New York City transit workers saw this in December 1999, when all the lofty talk about workers having a stake in the system and equal rights under the law were thrown out the window as Mayor Giuliani had the courts inventing fascistic laws and injunctions so he could bring the full power of the state to crush the threat of a transit strike. Last fall the whole country and the whole world got to see how the most sacred bourgeois principle of them all – “democratic equality” – was nothing but empty words when it came to deciding the U.S. presidential election.
Despite partisan differences, the Republicans, the Democrats and the Supreme Court all worked together to ensure that “order” and the “legitimacy” of the capitalist state and its rule would be preserved above all other considerations.
Democracy? It’s quite convenient for the state to maintain the appearance that the people choose its leaders democratically.

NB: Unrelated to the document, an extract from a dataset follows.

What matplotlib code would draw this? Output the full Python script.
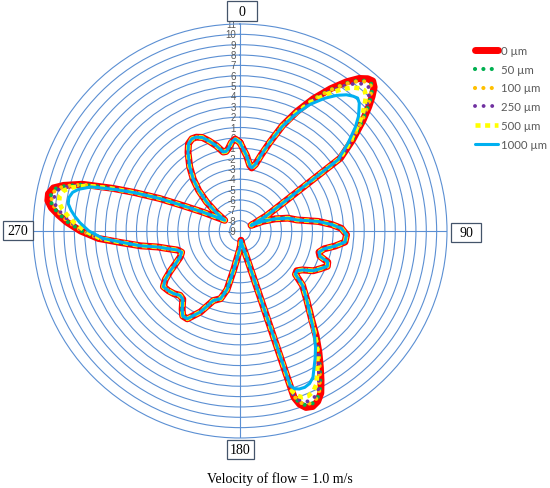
import matplotlib
matplotlib.use("Agg")
import matplotlib.pyplot as plt
import matplotlib.transforms as mtransforms
import numpy as np
from matplotlib.lines import Line2D
from matplotlib.patches import Rectangle

# ---- data ----
ANGLE_DEG = [
    0, 5, 8.5, 10.5, 13, 15.5, 18.5,
    22, 25.5, 29, 32.5, 35.5, 38, 40, 41.5, 43, 44.5, 46, 48, 51, 54,
    60, 63, 67, 71, 75, 79, 83, 86, 88.5, 92, 96, 99, 102, 105, 107.5, 109.5,
    112, 115, 118.5, 122, 125, 128, 131, 136,
    141, 144, 147, 149.5, 151.5, 153.5, 155.5, 157.5, 159.5, 161, 162,
    167, 171, 174, 178, 182, 186, 189, 192.5, 196, 201, 206, 211, 214, 216.5,
    220, 223, 226.5, 230, 234, 237, 240, 243, 246.5, 250, 253, 256, 259, 261.5,
    264.5, 267, 270, 273, 275, 277, 279, 281, 283, 284.5, 286.5, 288.5, 290,
    292, 294, 297, 300.5, 305, 308, 311, 314.5, 318, 322, 326.5, 329.5, 332.5,
    335, 338, 341, 344.5, 348, 350, 352, 354.5, 357,
]

VAL_0UM = [
    -0.45, -1.7, -2.6, -2.8, -2.4, -1.4, 0.0,
    2.0, 3.8, 5.6, 7.3, 8.7, 9.7, 10.2, 10.35, 10.0, 9.2, 8.3, 7.0, 5.0, 3.0,
    -6.0, -7.8, -6.6, -5.4, -4.2, -3.4, -1.4, -0.1, 0.8, 1.3, 1.2, 0.3, -0.7, -1.1, -0.9, 0.0,
    0.1, -0.4, -0.95, -1.9, -2.3, -2.2, -1.0, 0.3,
    2.0, 3.5, 5.0, 6.3, 7.4, 8.5, 9.1, 9.35, 9.2, 8.7, 7.9,
    -6.9, -7.6, -8.1, -7.6, -7.1, -6.4, -5.3, -3.2, -2.2, -1.8, -0.3, 0.9, 0.9, 0.4,
    -0.4, -0.5, -0.2, 0.0, 0.15, -0.4, -1.2, -2.0, -2.7, -3.0, -2.7, -1.9, -0.9, 0.7,
    2.6, 4.7, 6.4, 7.8, 8.6, 9.35, 9.8, 9.85, 9.5, 8.6, 6.9, 4.0, 1.9,
    -0.6, -3.0, -5.0, -6.4, -7.2, -6.0, -4.7, -3.4, -2.25, -1.1, 0.1, 0.8, 1.05,
    1.0, 0.75, 0.2, -0.45, -1.2, -1.2, -0.95, -0.4, -0.1,
]

VAL_50UM = [
    -0.45, -1.7, -2.6, -2.8, -2.4, -1.4, 0.0,
    2.0, 3.75, 5.55, 7.15, 8.5, 9.45, 9.95, 10.1, 9.75, 9.0, 8.15, 6.9, 4.95, 3.0,
    -6.0, -7.8, -6.6, -5.4, -4.2, -3.4, -1.4, -0.1, 0.8, 1.3, 1.2, 0.3, -0.7, -1.1, -0.9, 0.0,
    0.1, -0.4, -0.95, -1.9, -2.3, -2.2, -1.0, 0.3,
    2.0, 3.45, 4.95, 6.2, 7.25, 8.3, 8.9, 9.1, 8.95, 8.5, 7.75,
    -6.9, -7.6, -8.1, -7.6, -7.1, -6.4, -5.3, -3.2, -2.2, -1.8, -0.3, 0.9, 0.9, 0.4,
    -0.4, -0.5, -0.2, 0.0, 0.15, -0.4, -1.2, -2.0, -2.7, -3.0, -2.7, -1.9, -0.9, 0.7,
    2.6, 4.65, 6.3, 7.65, 8.4, 9.1, 9.55, 9.6, 9.25, 8.4, 6.8, 3.95, 1.9,
    -0.6, -3.0, -5.0, -6.4, -7.2, -6.0, -4.7, -3.4, -2.25, -1.1, 0.1, 0.8, 1.05,
    1.0, 0.75, 0.2, -0.45, -1.2, -1.2, -0.95, -0.4, -0.1,
]

VAL_100UM = [
    -0.45, -1.7, -2.6, -2.8, -2.4, -1.4, 0.0,
    2.0, 3.75, 5.5, 7.1, 8.45, 9.35, 9.85, 10.0, 9.65, 8.9, 8.05, 6.85, 4.9, 2.95,
    -6.0, -7.8, -6.6, -5.4, -4.2, -3.4, -1.4, -0.1, 0.8, 1.3, 1.2, 0.3, -0.7, -1.1, -0.9, 0.0,
    0.1, -0.4, -0.95, -1.9, -2.3, -2.2, -1.0, 0.3,
    2.0, 3.45, 4.9, 6.15, 7.15, 8.2, 8.8, 9.0, 8.9, 8.45, 7.7,
    -6.9, -7.6, -8.1, -7.6, -7.1, -6.4, -5.3, -3.2, -2.2, -1.8, -0.3, 0.9, 0.9, 0.4,
    -0.4, -0.5, -0.2, 0.0, 0.15, -0.4, -1.2, -2.0, -2.7, -3.0, -2.7, -1.9, -0.9, 0.7,
    2.6, 4.65, 6.25, 7.6, 8.35, 9.0, 9.45, 9.5, 9.2, 8.35, 6.75, 3.95, 1.9,
    -0.6, -3.0, -5.0, -6.4, -7.2, -6.0, -4.7, -3.4, -2.25, -1.1, 0.1, 0.8, 1.05,
    1.0, 0.75, 0.2, -0.45, -1.2, -1.2, -0.95, -0.4, -0.1,
]

VAL_250UM = [
    -0.45, -1.7, -2.6, -2.8, -2.4, -1.4, 0.0,
    1.95, 3.7, 5.4, 6.95, 8.2, 9.1, 9.55, 9.7, 9.35, 8.65, 7.9, 6.7, 4.8, 2.9,
    -6.0, -7.8, -6.6, -5.4, -4.2, -3.4, -1.4, -0.1, 0.8, 1.3, 1.2, 0.3, -0.7, -1.1, -0.9, 0.0,
    0.1, -0.4, -0.95, -1.9, -2.3, -2.2, -1.0, 0.3,
    1.95, 3.4, 4.8, 6.0, 7.0, 8.0, 8.55, 8.75, 8.65, 8.2, 7.55,
    -6.9, -7.6, -8.1, -7.6, -7.1, -6.4, -5.3, -3.2, -2.2, -1.8, -0.3, 0.9, 0.9, 0.4,
    -0.4, -0.5, -0.2, 0.0, 0.15, -0.4, -1.2, -2.0, -2.7, -3.0, -2.7, -1.9, -0.9, 0.7,
    2.55, 4.6, 6.15, 7.4, 8.1, 8.8, 9.2, 9.25, 8.95, 8.15, 6.65, 3.9, 1.85,
    -0.6, -3.0, -5.0, -6.4, -7.2, -6.0, -4.7, -3.4, -2.25, -1.1, 0.1, 0.8, 1.05,
    1.0, 0.75, 0.2, -0.45, -1.2, -1.2, -0.95, -0.4, -0.1,
]

VAL_500UM = [
    -0.45, -1.7, -2.6, -2.8, -2.4, -1.4, 0.0,
    1.95, 3.65, 5.25, 6.7, 7.8, 8.6, 9.0, 9.15, 8.85, 8.2, 7.55, 6.45, 4.65, 2.85,
    -6.0, -7.8, -6.6, -5.4, -4.2, -3.4, -1.4, -0.1, 0.8, 1.3, 1.2, 0.3, -0.7, -1.1, -0.9, 0.0,
    0.1, -0.4, -0.95, -1.9, -2.3, -2.2, -1.0, 0.3,
    1.95, 3.35, 4.65, 5.75, 6.65, 7.55, 8.05, 8.25, 8.15, 7.8, 7.25,
    -6.9, -7.6, -8.1, -7.6, -7.1, -6.4, -5.3, -3.2, -2.2, -1.8, -0.3, 0.9, 0.9, 0.4,
    -0.4, -0.5, -0.2, 0.0, 0.15, -0.4, -1.2, -2.0, -2.7, -3.0, -2.7, -1.9, -0.9, 0.7,
    2.5, 4.5, 5.95, 7.1, 7.7, 8.3, 8.7, 8.75, 8.45, 7.8, 6.4, 3.8, 1.85,
    -0.6, -3.0, -5.0, -6.4, -7.2, -6.0, -4.7, -3.4, -2.25, -1.1, 0.1, 0.8, 1.05,
    1.0, 0.75, 0.2, -0.45, -1.2, -1.2, -0.95, -0.4, -0.1,
]

VAL_1000UM = [
    -0.45, -1.7, -2.6, -2.8, -2.4, -1.4, 0.0,
    1.9, 3.5, 5.0, 6.2, 7.1, 7.7, 8.0, 8.15, 7.9, 7.4, 6.9, 6.0, 4.4, 2.7,
    -6.0, -7.8, -6.6, -5.4, -4.2, -3.4, -1.4, -0.1, 0.8, 1.3, 1.2, 0.3, -0.7, -1.1, -0.9, 0.0,
    0.1, -0.4, -0.95, -1.9, -2.3, -2.2, -1.0, 0.3,
    1.9, 3.2, 4.4, 5.3, 6.0, 6.8, 7.2, 7.35, 7.3, 7.1, 6.7,
    -6.9, -7.6, -8.1, -7.6, -7.1, -6.4, -5.3, -3.2, -2.2, -1.8, -0.3, 0.9, 0.9, 0.4,
    -0.4, -0.5, -0.2, 0.0, 0.15, -0.4, -1.2, -2.0, -2.7, -3.0, -2.7, -1.9, -0.9, 0.7,
    2.45, 4.3, 5.6, 6.5, 7.0, 7.45, 7.8, 7.85, 7.6, 7.1, 6.0, 3.6, 1.8,
    -0.6, -3.0, -5.0, -6.4, -7.2, -6.0, -4.7, -3.4, -2.25, -1.1, 0.1, 0.8, 1.05,
    1.0, 0.75, 0.2, -0.45, -1.2, -1.2, -0.95, -0.4, -0.1,
]

SERIES_LABELS = ["0 µm", "50 µm", "100 µm", "250 µm", "500 µm", "1000 µm"]
R_TICKS = list(range(-9, 12))
ANGLE_LABELS = ["0", "90", "180", "270"]
CAPTION = "Velocity of flow = 1.0 m/s"

# ---- styling ----
W, H = 550, 489
GRID = "#5B8FD3"
BOX_EDGE = "#44546A"
styles = [
    dict(color="#FF0000", lw=5.0, ls="-", solid_capstyle="round"),
    dict(color="#00B050", lw=3.0, ls=(0, (0.01, 2.0)), dash_capstyle="round"),
    dict(color="#FFC000", lw=3.0, ls=(0, (0.01, 2.0)), dash_capstyle="round"),
    dict(color="#7030A0", lw=2.8, ls=(0, (0.01, 2.2)), dash_capstyle="round"),
    dict(color="#FFFF00", lw=3.3, ls=(0, (1.1, 1.0)), dash_capstyle="butt"),
    dict(color="#00B0F0", lw=2.2, ls="-", solid_capstyle="round"),
]
series = [VAL_0UM, VAL_50UM, VAL_100UM, VAL_250UM, VAL_500UM, VAL_1000UM]

fig = plt.figure(figsize=(W / 100, H / 100), dpi=100)
cx, cy, rad = 240, 232, 207
ax = fig.add_axes([(cx - rad) / W, (H - cy - rad) / H, 2 * rad / W, 2 * rad / H],
                  projection="polar")
ax.set_theta_zero_location("N")
ax.set_theta_direction(-1)
ax.set_ylim(R_TICKS[0], R_TICKS[-1])
ax.set_yticks(R_TICKS[1:-1])
ax.set_yticklabels([])
ax.set_xticks(np.deg2rad([0, 90, 180, 270]))
ax.set_xticklabels([])
ax.tick_params(length=0)
ax.grid(True, color=GRID, lw=0.8)
ax.spines["polar"].set_color(GRID)
ax.spines["polar"].set_linewidth(0.8)

theta = np.deg2rad(ANGLE_DEG + [ANGLE_DEG[0]])
for vals, st, zo in zip(series, styles, range(3, 9)):
    ax.plot(theta, vals + [vals[0]], zorder=zo, **st)

# radial value labels along the 0 direction
lab_tr = mtransforms.offset_copy(ax.transData, fig=fig, x=-4, y=0, units="dots")
for v in R_TICKS:
    ax.text(0, v, str(v), transform=lab_tr, ha="right", va="center",
            fontsize=7, color="#595959", family="Liberation Sans", zorder=2)

# boxed category labels (pixel boxes: x0, y0 from top, w, h)
boxes = [(227, 2, 30, 20), (451, 224, 30, 19), (227, 441, 27, 19), (3, 222, 30, 19)]
for lab, (x0, y0, bw, bh) in zip(ANGLE_LABELS, boxes):
    fig.add_artist(Rectangle((x0 / W, 1 - (y0 + bh) / H), bw / W, bh / H,
                             transform=fig.transFigure, facecolor="white",
                             edgecolor=BOX_EDGE, lw=0.9))
    fig.text((x0 + bw / 2) / W, 1 - (y0 + bh / 2) / H, lab, ha="center", va="center",
             fontsize=10, family="Liberation Serif", color="black")

fig.text(280 / W, 1 - 479 / H, CAPTION, ha="center", va="center",
         fontsize=10, family="Liberation Serif", color="black")

handles = [Line2D([], [], **st) for st in styles]
fig.legend(handles, SERIES_LABELS, loc="upper left", bbox_to_anchor=(475 / W, 1 - 46 / H),
           frameon=False, prop=dict(family="Lato", size=8.2), labelcolor="#595959",
           handlelength=2.0, handletextpad=0.3, labelspacing=0.68,
           borderpad=0, borderaxespad=0)

fig.savefig("out.png", dpi=100, facecolor="white")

But when a close vote casts doubt on the outcome, the state feels compelled to declare a winner quickly and arbitrarily. Putting an end to the doubt and uncertainty is the number one concern; as soon as the “democratic process” fails to do that, the state has to step in and pull the plug on it.
Equality? Another reason the system could not tolerate too much democracy in this election was that all the attention suddenly paid to the details of the process in Florida’s counties was revealing too many ugly truths – above all, the racism that prevails in every step of the process. The world was seeing how tens of thousands of Black people were prevented from voting or having their votes counted: police roadblocks, “lost” registrations, missing ballot boxes, early poll closings and much more prevented thousands of Black people from even casting a ballot, and on top of that majority-Black precincts had many times more ballots “excluded” than other precincts did. The truth is that these kinds of things happen in every state in every election, and the ruling class felt threatened that awareness of this racist reality would spread.

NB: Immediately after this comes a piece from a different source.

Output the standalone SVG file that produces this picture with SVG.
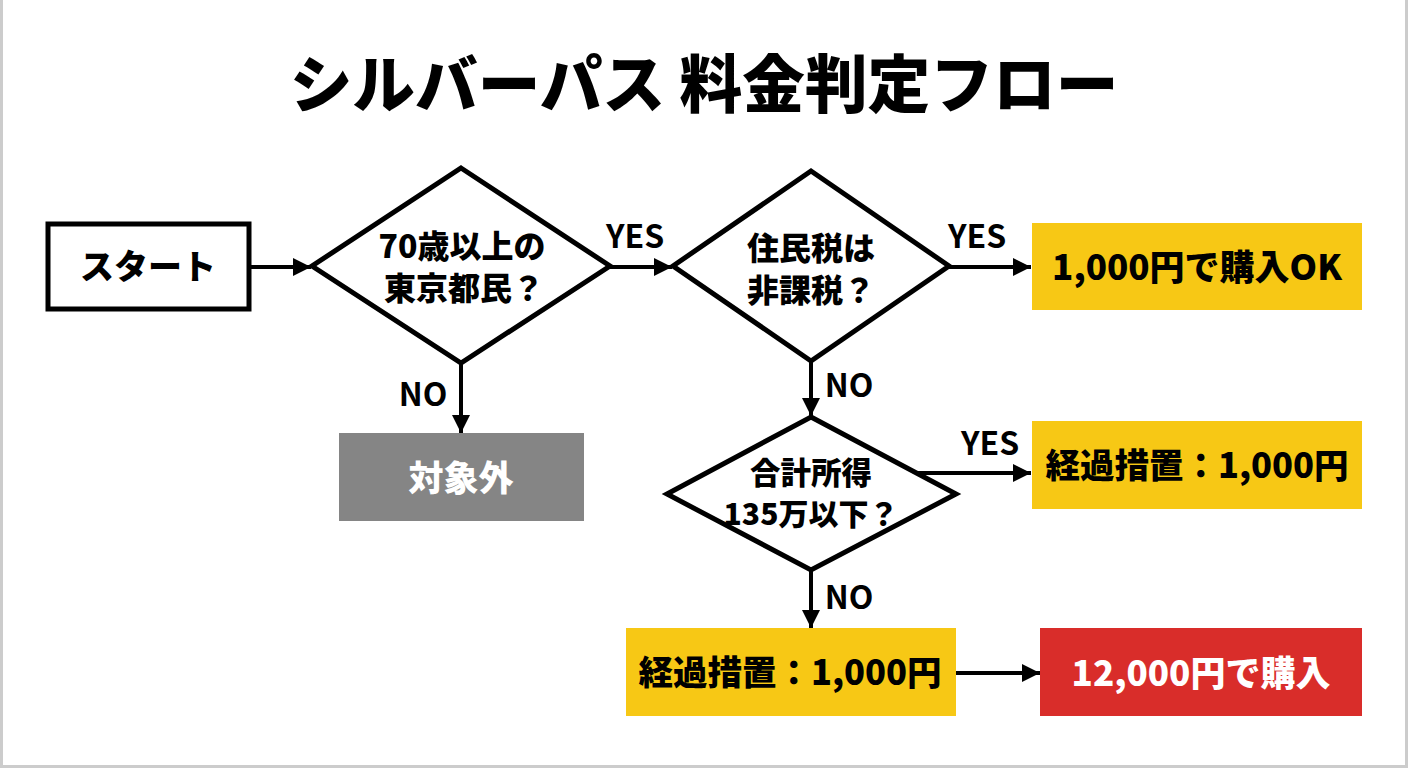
<svg xmlns="http://www.w3.org/2000/svg" width="1408" height="768" viewBox="0 0 1408 768">
<defs><marker id="a" markerUnits="userSpaceOnUse" markerWidth="18" markerHeight="20" refX="18" refY="10" orient="auto"><path d="M0 1L18 10L0 19Z" fill="#000"/></marker></defs>
<style>
text{font-family:"Noto Sans CJK JP","Noto Sans",sans-serif;font-weight:900;text-anchor:middle;fill:#000}
.d{fill:#fff;stroke:#000;stroke-width:5;stroke-linejoin:miter}
.y{fill:#f7c815}
.c{font-size:32px;font-weight:700}
#conn path{fill:none;stroke:#000;stroke-width:4;marker-end:url(#a)}
</style>
<rect width="1408" height="768" fill="#fff"/>
<rect x="1.500" y="-2" width="1405" height="768.500" fill="none" stroke="#ccc" stroke-width="3"/>
<text x="704" y="107" font-size="62.700" id="title">シルバーパス 料金判定フロー</text>
<g id="conn">
<path d="M250 267H311"/><path d="M610 267H672"/><path d="M949 267H1031"/><path d="M461 362V433"/><path d="M811 361V416"/><path d="M915 473H1031"/><path d="M811 570V628"/><path d="M956 673H1040"/>
<g><text class="c" x="635" y="248">YES</text><text class="c" x="977" y="248">YES</text><text class="c" x="990" y="455">YES</text><text class="c" x="423" y="406">NO</text><text class="c" x="849" y="397">NO</text><text class="c" x="849" y="609">NO</text></g>
</g>
<g id="start"><rect x="48" y="224" width="201" height="85" fill="#fff" stroke="#000" stroke-width="5"/><text x="148" y="279" font-size="34">スタート</text></g>
<g id="d1"><path class="d" d="M461 168L610 266L461 363L312 266Z"/><text x="462" y="258" font-size="32">70歳以上の</text><text x="464" y="300" font-size="32">東京都民？</text></g>
<g id="d2"><path class="d" d="M811 171L949 266L811 361L673 266Z"/><text x="811" y="260" font-size="32">住民税は</text><text x="811" y="302" font-size="32">非課税？</text></g>
<g id="d3"><path class="d" d="M811 417L956 494L811 570L667 494Z"/><text x="811" y="484" font-size="30.500">合計所得</text><text x="811" y="525" font-size="30">135万以下？</text></g>
<g id="r1"><rect class="y" x="1032" y="223" width="330" height="87"/><text x="1197" y="280" font-size="35">1,000円で購入OK</text></g>
<g id="r2"><rect class="y" x="1032" y="421" width="330" height="88"/><text x="1197" y="478" font-size="34.500">経過措置：1,000円</text></g>
<g id="r3"><rect class="y" x="626" y="628" width="330" height="88"/><text x="790" y="685" font-size="34.500">経過措置：1,000円</text></g>
<g id="r4"><rect x="1040" y="628" width="322" height="88" fill="#d92d2a"/><text x="1201" y="686" font-size="35" style="fill:#fff">12,000円で購入</text></g>
<g id="out"><rect x="339" y="433" width="245" height="88" fill="#858585"/><text x="461" y="491" font-size="35" style="fill:#fff">対象外</text></g>
</svg>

Though the Republicans are justly vilified for their crude pursuit of their partisan interests, the Democratic Party played a vital role in letting them get away with it due to their no less firm commitment to preserving capitalist order. The Democrats confined their challenge of the election results to legal technicalities and played down the issue of racism to the point of almost complete silence. Most importantly, the leaders of the mass Black and labor organizations like Jesse Jackson and John Sweeney went along with this and refused to mobilize their ranks in mass protest. That’s because they are tied hand and foot to the Democratic Party and its bourgeois interests. Mass struggles for simple justice can threated to get “out of hand” as far as they’re concerned, because they can help the masses build up their fighting spirit and raise their expectations. Thus when the Democrats decide to shoot themselves in the foot as in this election, it’s always workers in general, and people of color in particular, who get hit first.

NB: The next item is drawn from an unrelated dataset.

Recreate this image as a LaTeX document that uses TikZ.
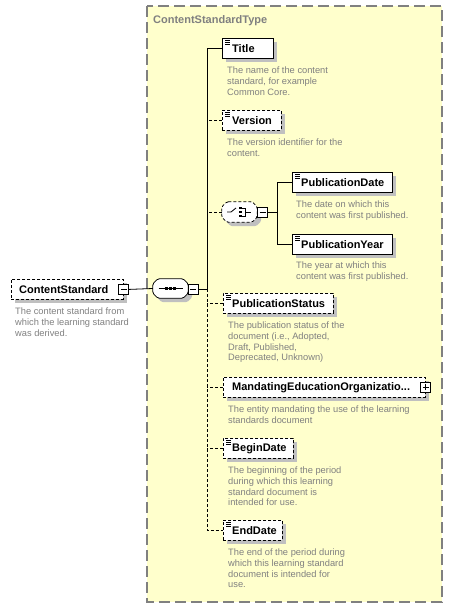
\documentclass[tikz,border=0pt]{standalone}
\usepackage{fontspec}
\setmainfont{Liberation Sans}
\usetikzlibrary{shadows}
\definecolor{typefill}{RGB}{255,255,204}
\definecolor{typeborder}{RGB}{128,128,128}
\definecolor{descgray}{RGB}{128,128,128}
\definecolor{shadowgray}{RGB}{192,192,192}
\tikzset{
  shd/.style={general shadow={fill=shadowgray, shadow xshift=4pt, shadow yshift=-4pt}},
  elem/.style={draw, fill=white, line width=0.8pt, minimum height=20pt, inner sep=0pt, anchor=north west, shd},
  optional/.style={dash pattern=on 3pt off 2pt},
  lbl/.style={font=\fontsize{11}{13}\selectfont\bfseries, anchor=west, inner sep=0pt},
  desc/.style={font=\fontsize{9.3}{10.8}\selectfont, text=descgray, anchor=north west, align=left, inner sep=0pt},
  pm/.style={draw, fill=white, minimum size=10pt, inner sep=0pt, line width=0.8pt},
  wire/.style={line width=0.8pt},
  compo/.style={minimum width=35pt, minimum height=19pt, inner sep=0pt},
}
\newcommand\eqicon[1]{%
  \foreach \dy in {2.5,4.5,6.5}{\draw[line width=0.7pt] ([xshift=3pt,yshift=-\dy pt]#1.north west) -- ([xshift=8pt,yshift=-\dy pt]#1.north west);}}
\newcommand\minusmark[1]{\draw[line width=0.8pt] ([xshift=-3pt]#1.center) -- ([xshift=3pt]#1.center);}
\newcommand\plusmark[1]{\draw[line width=0.8pt] ([xshift=-3pt]#1.center) -- ([xshift=3pt]#1.center) ([yshift=-3pt]#1.center) -- ([yshift=3pt]#1.center);}
\newcommand\octpath[2]{%
  \draw[line width=0.8pt, fill=white, rounded corners=1.5pt, shd, #2]
    ([xshift=5pt]#1.north west) -- ([xshift=-5pt]#1.north east) -- ([yshift=-5pt]#1.north east)
    -- ([yshift=5pt]#1.south east) -- ([xshift=-5pt]#1.south east) -- ([xshift=5pt]#1.south west)
    -- ([yshift=5pt]#1.south west) -- ([yshift=-5pt]#1.north west) -- cycle;}
\begin{document}
\begin{tikzpicture}[x=1pt,y=-1pt]
\useasboundingbox (0,0) rectangle (452,608);
% type box
\draw[fill=typefill, draw=typeborder, line width=1.2pt, dash pattern=on 11pt off 5pt] (147,6) rectangle (442,602);
\node[anchor=base west, inner sep=0pt, text=typeborder, font=\fontsize{11}{13}\selectfont\bfseries] (typename) at (153,23) {ContentStandardType};

% root element
\node[elem, optional, minimum width=112pt] (cs) at (11,279) {};
\node[lbl] (cstxt) at ([xshift=8pt]cs.west) {ContentStandard};
\node[pm] (csm) at (cs.east) {};
\minusmark{csm}
\node[desc] (csd) at (15,307.5) {The content standard from\\which the learning standard\\was derived.};

% sequence compositor
\node[compo] (seq) at (170.5,288.5) {};
\octpath{seq}{}
\draw[line width=0.8pt] ([xshift=-12pt]seq.center) -- ([xshift=12pt]seq.center);
\foreach \dx in {-4,0,4}{\fill ([xshift=\dx pt-1.5pt,yshift=-1.5pt]seq.center) rectangle ([xshift=\dx pt+1.5pt,yshift=1.5pt]seq.center);}
\node[pm] (seqm) at (193,289) {};
\minusmark{seqm}
\draw[wire] (csm.east) -- (seq.west);
\coordinate (spine) at (207,289);
\draw[wire] (seqm.east) -- (spine);

% elements
\node[elem, minimum width=51pt] (title) at (222,38) {};
\eqicon{title}
\node[lbl] at ([xshift=10pt]title.west) {Title};
\node[desc] at (227,66.5) {The name of the content\\standard, for example\\Common Core.};

\node[elem, optional, minimum width=59pt] (version) at (222,110) {};
\eqicon{version}
\node[lbl] at ([xshift=10pt]version.west) {Version};
\node[desc] at (227,138.5) {The version identifier for the\\content.};

% choice compositor
\node[compo, minimum height=20pt] (choice) at (239.5,212) {};
\octpath{choice}{optional}
\draw[line width=0.8pt] (227,212) -- (231,212) -- (236,208);
\foreach \dy in {-4,0,4}{\fill (239,212+\dy-1.2) rectangle (241.5,212+\dy+1.2);}
\draw[line width=0.8pt] (241.5,208) -- (245,208) -- (245,216) -- (241.5,216) (245,212) -- (251,212);
\node[pm] (choicem) at (262.5,212) {};
\minusmark{choicem}
\coordinate (cspine) at (277,212);
\draw[wire] (choicem.east) -- (cspine);

\node[elem, minimum width=100pt] (pubdate) at (292,172) {};
\eqicon{pubdate}
\node[lbl] at ([xshift=9pt]pubdate.west) {PublicationDate};
\node[desc] at (296,200.5) {The date on which this\\content was first published.};

\node[elem, minimum width=100pt] (pubyear) at (292,234) {};
\eqicon{pubyear}
\node[lbl] at ([xshift=9pt]pubyear.west) {PublicationYear};
\node[desc] at (296,261.5) {The year at which this\\content was first published.};

\draw[wire] (cspine) |- (pubdate.west);
\draw[wire] (cspine) |- (pubyear.west);

\node[elem, optional, minimum width=110pt] (pubstatus) at (223,293) {};
\eqicon{pubstatus}
\node[lbl] at ([xshift=9pt]pubstatus.west) {PublicationStatus};
\node[desc] at (228,321.5) {The publication status of the\\document (i.e., Adopted,\\Draft, Published,\\Deprecated, Unknown)};

\node[elem, optional, minimum width=202pt] (mandating) at (223,377) {};
\node[lbl] at ([xshift=9pt]mandating.west) {MandatingEducationOrganizatio...};
\node[pm] (mandp) at (mandating.east) {};
\plusmark{mandp}
\node[desc] at (228,405.5) {The entity mandating the use of the learning\\standards document};

\node[elem, optional, minimum width=70pt] (begindate) at (223,438) {};
\eqicon{begindate}
\node[lbl] at ([xshift=9pt]begindate.west) {BeginDate};
\node[desc] at (228,466.5) {The beginning of the period\\during which this learning\\standard document is\\intended for use.};

\node[elem, optional, minimum width=59pt] (enddate) at (223,520) {};
\eqicon{enddate}
\node[lbl] at ([xshift=9pt]enddate.west) {EndDate};
\node[desc] at (228,548.5) {The end of the period during\\which this learning standard\\document is intended for\\use.};

% spine connectors
\draw[wire] (spine) |- (title.west);
\draw[wire, optional] (spine) |- (enddate.west);
\draw[wire, optional] (version.west) -- (version.west -| spine);
\draw[wire, optional] (choice.west) -- (choice.west -| spine);
\draw[wire, optional] (pubstatus.west) -- (pubstatus.west -| spine);
\draw[wire, optional] (mandating.west) -- (mandating.west -| spine);
\draw[wire, optional] (begindate.west) -- (begindate.west -| spine);
\end{tikzpicture}
\end{document}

The working class and the oppressed desperately need to break from this allegiance to the Democratic Party, foisted on us by bureaucratic misleaders committed to betraying our class interests at every turn. Their subservience allowed Clinton/Gore to get away with harsher attacks against workers – in particular workers of color – than Reagan and Bush Sr. ever dared to make. If they are not challenged, they will only let things get worse under Bush Jr., telling us to “wait for the next election” and vote Democrat.
But this last election showed everyone just how much voting Democrat is worth. It’s high time for the working class to reject the tired arguments of the bureaucrats and set a new political course. We need to build a revolutionary party leadership to challenge and replace the existing union leaderships; to lead mass actions and strikes, including general strikes of the entire working class; and to break with all the capitalist parties. What the working class needs is a revolutionary workers’ party dedicated to overthrowing this rotten, racist and undemocratic capitalist system once and for all.